# Requirement:
Starting at the line that contains "Write a Python", copy every line down to the line that contains "import plotly.graph_objects as go", inclusive, exactly as it stands. Omit all other lines.

# Task inputs:
------------

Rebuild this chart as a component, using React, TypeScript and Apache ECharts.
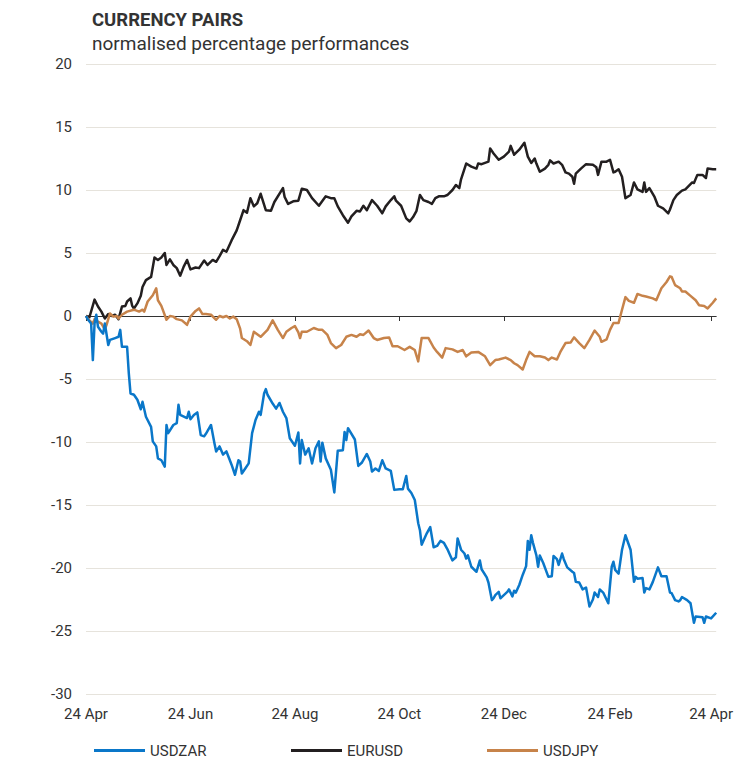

------------

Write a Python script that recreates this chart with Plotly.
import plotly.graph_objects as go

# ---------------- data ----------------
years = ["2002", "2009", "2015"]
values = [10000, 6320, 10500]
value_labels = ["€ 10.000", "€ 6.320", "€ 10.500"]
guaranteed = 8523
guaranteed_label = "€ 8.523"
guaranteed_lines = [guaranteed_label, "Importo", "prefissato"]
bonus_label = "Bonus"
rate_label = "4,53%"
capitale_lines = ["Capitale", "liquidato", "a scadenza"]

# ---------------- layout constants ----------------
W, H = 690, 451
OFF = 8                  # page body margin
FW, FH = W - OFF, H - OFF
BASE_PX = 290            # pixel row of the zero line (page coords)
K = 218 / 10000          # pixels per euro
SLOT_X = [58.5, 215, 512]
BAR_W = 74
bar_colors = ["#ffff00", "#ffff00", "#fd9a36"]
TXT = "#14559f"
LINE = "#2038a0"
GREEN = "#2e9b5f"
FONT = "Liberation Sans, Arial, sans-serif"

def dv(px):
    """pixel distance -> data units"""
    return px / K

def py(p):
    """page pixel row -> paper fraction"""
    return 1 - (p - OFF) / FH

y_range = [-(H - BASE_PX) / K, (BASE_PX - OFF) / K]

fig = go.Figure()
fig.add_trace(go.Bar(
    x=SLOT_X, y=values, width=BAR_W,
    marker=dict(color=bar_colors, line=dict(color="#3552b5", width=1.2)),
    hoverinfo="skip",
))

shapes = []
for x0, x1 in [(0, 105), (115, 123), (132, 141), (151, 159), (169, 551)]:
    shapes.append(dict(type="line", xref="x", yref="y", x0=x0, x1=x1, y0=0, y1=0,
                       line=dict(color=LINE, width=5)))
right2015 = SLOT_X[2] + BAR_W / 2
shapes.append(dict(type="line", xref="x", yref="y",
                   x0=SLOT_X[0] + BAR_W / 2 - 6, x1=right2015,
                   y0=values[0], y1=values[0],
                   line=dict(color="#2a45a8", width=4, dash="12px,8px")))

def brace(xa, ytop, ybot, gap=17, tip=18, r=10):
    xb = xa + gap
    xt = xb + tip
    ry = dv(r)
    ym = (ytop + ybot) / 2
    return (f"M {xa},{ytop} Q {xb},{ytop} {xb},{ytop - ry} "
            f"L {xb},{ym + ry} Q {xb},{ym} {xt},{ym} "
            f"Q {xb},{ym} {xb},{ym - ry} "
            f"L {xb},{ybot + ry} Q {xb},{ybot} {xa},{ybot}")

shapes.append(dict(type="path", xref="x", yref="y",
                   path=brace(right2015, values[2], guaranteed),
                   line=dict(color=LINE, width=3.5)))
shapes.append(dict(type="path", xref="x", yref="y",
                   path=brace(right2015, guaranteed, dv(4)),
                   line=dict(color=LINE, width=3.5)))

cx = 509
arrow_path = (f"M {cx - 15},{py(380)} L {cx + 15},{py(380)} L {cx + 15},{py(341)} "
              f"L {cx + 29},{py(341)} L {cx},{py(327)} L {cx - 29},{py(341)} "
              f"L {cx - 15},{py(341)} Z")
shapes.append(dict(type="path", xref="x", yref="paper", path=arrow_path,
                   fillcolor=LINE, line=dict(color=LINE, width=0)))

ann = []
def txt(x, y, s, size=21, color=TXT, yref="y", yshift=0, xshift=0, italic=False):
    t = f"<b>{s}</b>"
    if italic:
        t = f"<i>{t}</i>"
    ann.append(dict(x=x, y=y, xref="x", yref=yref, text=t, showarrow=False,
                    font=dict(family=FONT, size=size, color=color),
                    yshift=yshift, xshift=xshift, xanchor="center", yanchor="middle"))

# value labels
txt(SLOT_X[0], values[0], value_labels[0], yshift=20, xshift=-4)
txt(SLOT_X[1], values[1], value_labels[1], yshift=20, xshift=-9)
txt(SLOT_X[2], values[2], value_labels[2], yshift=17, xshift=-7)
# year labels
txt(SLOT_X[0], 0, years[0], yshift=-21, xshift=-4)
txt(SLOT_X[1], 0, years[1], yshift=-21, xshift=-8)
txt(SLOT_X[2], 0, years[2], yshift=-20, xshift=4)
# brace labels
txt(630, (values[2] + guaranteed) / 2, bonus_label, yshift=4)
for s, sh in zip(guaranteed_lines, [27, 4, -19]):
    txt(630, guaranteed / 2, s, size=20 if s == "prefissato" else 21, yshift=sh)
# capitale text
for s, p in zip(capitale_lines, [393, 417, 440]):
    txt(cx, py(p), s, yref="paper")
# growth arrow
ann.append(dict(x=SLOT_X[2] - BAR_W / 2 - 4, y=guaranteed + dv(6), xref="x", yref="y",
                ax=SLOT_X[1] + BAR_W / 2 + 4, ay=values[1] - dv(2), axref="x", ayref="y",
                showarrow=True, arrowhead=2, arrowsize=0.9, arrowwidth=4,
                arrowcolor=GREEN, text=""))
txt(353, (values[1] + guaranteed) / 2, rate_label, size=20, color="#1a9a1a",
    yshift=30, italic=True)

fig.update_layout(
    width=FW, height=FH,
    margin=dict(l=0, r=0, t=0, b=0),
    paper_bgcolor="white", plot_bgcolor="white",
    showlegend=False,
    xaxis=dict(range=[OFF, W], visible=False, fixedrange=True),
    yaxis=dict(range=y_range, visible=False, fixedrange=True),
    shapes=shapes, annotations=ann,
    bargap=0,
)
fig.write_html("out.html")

------------

# Written solution:
Write a Python script that recreates this chart with Plotly.
import plotly.graph_objects as go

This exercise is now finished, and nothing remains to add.